- What the task requires -
Read through the data and report every line in which the word "with" occurs.

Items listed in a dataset
━━━━━━━━━━━━━━━━━━━━━━━━━━━━━━

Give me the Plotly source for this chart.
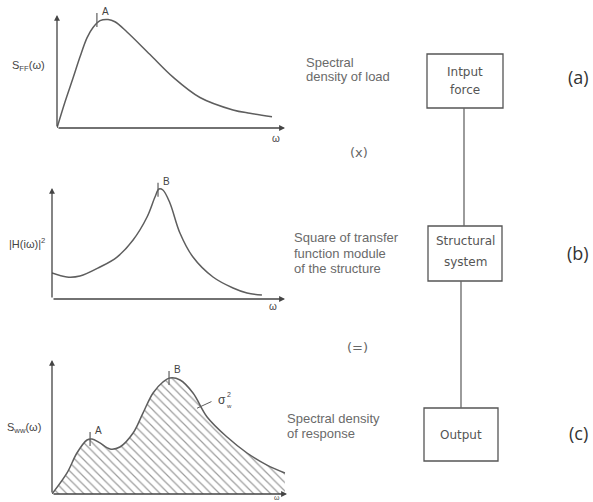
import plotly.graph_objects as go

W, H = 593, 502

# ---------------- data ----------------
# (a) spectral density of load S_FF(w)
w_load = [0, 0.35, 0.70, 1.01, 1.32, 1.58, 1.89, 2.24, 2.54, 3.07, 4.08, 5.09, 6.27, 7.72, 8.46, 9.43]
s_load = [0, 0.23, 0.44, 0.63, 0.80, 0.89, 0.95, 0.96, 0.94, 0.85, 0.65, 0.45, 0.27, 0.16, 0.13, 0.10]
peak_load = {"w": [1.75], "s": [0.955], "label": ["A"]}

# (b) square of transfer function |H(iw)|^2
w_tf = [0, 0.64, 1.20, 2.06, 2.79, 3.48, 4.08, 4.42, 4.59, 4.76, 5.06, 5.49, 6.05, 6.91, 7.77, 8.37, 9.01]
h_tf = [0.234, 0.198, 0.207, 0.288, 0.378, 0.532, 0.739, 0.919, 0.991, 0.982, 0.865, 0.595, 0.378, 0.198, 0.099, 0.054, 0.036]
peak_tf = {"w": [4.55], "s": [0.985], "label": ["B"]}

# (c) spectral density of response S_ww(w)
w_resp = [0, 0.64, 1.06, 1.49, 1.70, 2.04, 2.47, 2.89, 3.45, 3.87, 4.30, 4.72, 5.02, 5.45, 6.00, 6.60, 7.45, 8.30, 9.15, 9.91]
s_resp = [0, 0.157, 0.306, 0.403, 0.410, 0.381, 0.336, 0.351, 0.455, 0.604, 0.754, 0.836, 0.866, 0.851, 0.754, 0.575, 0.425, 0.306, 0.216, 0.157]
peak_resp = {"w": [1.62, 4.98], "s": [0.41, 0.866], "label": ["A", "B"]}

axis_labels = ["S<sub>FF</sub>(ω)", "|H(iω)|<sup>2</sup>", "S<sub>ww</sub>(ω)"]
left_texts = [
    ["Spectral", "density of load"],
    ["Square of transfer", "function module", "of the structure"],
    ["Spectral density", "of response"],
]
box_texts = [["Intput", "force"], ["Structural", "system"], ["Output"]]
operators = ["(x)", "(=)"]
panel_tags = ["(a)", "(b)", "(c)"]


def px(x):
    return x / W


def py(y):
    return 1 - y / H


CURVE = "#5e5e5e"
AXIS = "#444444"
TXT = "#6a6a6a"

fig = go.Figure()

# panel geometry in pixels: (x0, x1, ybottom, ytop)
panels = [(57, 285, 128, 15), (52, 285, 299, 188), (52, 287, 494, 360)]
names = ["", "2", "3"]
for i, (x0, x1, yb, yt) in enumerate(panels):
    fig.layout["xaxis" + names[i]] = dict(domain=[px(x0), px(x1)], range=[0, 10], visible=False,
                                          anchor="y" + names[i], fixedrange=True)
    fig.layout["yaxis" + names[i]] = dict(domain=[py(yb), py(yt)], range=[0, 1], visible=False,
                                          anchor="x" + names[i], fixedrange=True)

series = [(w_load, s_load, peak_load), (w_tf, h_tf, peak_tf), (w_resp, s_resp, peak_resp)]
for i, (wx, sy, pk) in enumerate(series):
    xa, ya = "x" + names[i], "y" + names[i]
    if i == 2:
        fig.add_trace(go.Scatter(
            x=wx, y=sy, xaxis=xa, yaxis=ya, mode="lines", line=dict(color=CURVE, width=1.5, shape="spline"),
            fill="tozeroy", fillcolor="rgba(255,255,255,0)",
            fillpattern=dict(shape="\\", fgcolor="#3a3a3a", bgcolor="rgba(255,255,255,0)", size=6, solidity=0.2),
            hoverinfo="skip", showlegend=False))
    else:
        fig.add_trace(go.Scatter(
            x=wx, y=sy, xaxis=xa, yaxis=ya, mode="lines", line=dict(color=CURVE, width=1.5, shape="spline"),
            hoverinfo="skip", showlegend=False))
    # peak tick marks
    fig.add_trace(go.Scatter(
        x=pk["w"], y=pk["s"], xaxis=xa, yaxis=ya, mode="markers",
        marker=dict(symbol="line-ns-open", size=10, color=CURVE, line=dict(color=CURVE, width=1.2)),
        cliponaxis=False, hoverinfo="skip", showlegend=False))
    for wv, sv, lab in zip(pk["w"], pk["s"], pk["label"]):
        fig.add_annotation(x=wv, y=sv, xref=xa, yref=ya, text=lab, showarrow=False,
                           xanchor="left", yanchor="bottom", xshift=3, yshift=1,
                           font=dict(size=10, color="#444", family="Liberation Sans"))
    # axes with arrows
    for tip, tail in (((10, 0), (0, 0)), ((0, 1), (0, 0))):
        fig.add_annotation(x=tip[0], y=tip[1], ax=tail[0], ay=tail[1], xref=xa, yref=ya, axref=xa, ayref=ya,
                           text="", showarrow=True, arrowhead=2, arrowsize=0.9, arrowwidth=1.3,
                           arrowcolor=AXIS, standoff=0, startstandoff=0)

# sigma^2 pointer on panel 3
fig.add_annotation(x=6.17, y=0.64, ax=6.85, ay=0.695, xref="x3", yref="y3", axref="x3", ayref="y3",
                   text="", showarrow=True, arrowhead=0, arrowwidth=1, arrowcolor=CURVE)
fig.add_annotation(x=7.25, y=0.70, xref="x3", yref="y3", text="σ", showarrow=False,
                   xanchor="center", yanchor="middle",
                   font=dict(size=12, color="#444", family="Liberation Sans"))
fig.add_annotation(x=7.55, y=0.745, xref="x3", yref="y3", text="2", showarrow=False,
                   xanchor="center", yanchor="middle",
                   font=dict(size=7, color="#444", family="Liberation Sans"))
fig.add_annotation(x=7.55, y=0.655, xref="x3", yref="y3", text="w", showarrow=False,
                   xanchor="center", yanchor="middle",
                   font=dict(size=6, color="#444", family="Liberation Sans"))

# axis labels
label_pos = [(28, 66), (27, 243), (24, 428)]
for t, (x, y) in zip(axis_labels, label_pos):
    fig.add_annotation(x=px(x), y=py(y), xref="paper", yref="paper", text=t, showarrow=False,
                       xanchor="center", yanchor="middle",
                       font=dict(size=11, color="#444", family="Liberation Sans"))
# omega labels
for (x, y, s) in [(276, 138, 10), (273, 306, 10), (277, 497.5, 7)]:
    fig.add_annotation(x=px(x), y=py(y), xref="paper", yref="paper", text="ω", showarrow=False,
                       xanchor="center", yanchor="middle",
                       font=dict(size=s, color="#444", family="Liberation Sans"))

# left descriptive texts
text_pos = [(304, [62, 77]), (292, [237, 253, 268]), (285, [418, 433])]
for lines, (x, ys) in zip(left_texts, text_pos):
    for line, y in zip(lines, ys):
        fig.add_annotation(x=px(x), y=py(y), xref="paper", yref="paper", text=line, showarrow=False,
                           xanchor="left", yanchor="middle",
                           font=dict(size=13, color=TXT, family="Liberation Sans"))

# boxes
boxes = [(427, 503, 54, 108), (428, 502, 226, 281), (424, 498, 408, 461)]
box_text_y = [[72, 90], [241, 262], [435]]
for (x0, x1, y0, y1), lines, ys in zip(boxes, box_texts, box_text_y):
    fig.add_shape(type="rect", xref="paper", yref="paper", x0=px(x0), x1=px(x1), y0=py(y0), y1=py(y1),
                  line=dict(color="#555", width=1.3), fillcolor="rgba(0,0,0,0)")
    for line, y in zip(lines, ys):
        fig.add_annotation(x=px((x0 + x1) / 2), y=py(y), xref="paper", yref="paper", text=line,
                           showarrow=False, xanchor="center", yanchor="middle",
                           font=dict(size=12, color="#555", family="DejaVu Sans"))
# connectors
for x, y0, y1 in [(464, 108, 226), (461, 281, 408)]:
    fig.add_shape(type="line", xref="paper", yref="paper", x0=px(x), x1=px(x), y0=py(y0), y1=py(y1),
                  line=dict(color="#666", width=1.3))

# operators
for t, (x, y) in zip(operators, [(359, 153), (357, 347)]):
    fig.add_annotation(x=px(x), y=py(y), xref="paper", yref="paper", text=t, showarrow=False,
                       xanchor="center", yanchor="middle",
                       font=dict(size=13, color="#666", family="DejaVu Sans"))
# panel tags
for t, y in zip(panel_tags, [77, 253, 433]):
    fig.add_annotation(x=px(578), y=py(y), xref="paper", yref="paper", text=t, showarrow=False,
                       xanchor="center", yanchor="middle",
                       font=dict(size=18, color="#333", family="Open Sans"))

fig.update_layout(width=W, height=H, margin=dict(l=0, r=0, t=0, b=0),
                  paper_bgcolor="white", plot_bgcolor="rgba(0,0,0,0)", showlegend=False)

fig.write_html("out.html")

━━━━━━━━━━━━━━━━━━━━━━━━━━━━━━

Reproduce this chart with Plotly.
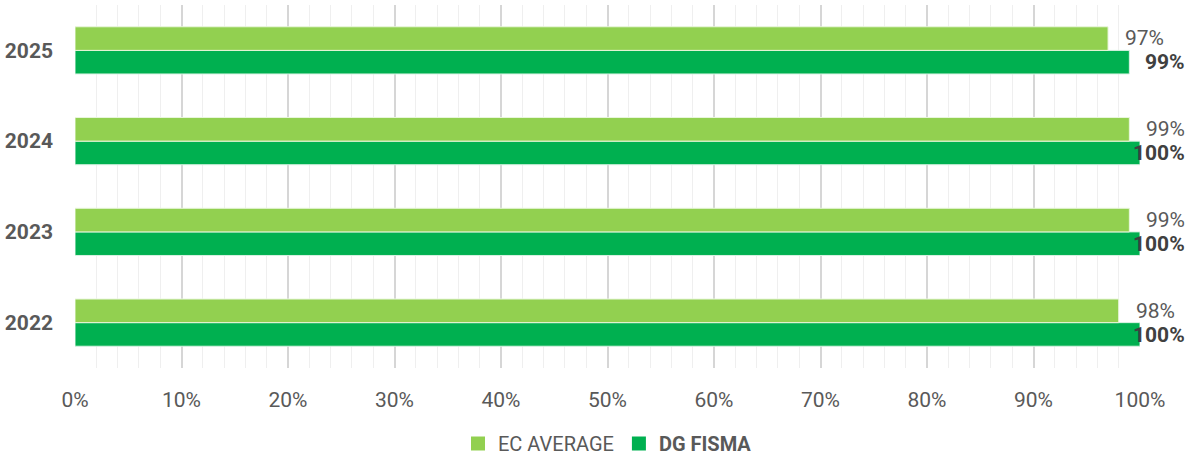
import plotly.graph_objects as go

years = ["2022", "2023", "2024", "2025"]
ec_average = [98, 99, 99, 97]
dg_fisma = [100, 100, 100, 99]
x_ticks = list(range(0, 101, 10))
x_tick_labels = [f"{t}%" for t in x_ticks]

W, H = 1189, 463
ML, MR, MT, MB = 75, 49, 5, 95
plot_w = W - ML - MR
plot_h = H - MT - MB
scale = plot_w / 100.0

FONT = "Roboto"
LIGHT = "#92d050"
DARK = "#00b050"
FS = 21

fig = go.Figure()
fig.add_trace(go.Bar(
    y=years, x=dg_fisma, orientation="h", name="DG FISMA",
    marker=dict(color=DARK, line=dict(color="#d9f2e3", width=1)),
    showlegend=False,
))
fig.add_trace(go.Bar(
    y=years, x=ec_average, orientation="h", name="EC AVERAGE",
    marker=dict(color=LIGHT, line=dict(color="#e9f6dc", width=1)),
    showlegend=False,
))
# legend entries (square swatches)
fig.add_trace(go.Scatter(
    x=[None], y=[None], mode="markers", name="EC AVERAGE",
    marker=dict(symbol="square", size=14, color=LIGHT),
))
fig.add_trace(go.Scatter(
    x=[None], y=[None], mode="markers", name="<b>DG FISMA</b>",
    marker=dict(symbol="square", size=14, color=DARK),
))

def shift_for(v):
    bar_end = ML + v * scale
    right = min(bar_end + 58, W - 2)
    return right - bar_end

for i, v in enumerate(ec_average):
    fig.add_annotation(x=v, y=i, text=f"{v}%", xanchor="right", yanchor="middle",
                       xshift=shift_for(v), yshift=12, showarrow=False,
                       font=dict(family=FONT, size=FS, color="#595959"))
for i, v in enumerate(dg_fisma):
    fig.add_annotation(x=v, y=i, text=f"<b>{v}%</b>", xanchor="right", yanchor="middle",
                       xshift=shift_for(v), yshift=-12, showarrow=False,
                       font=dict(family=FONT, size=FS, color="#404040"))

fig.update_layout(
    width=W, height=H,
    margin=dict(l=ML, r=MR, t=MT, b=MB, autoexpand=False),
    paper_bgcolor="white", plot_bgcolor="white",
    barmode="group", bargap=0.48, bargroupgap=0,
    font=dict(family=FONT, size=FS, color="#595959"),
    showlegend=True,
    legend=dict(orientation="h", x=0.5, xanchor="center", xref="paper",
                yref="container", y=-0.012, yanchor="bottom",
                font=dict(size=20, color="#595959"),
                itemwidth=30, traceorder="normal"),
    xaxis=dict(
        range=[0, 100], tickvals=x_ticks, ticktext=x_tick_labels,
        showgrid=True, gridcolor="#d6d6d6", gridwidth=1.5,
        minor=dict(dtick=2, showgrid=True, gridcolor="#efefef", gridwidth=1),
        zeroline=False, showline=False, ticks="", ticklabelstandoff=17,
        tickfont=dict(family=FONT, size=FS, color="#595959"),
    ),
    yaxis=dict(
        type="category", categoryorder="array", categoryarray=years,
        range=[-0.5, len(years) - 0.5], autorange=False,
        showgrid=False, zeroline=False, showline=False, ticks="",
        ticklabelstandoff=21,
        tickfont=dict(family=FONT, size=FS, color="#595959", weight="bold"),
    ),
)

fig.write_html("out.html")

━━━━━━━━━━━━━━━━━━━━━━━━━━━━━━

- Answer to the task -
    # axes with arrows
Reproduce this chart with Plotly.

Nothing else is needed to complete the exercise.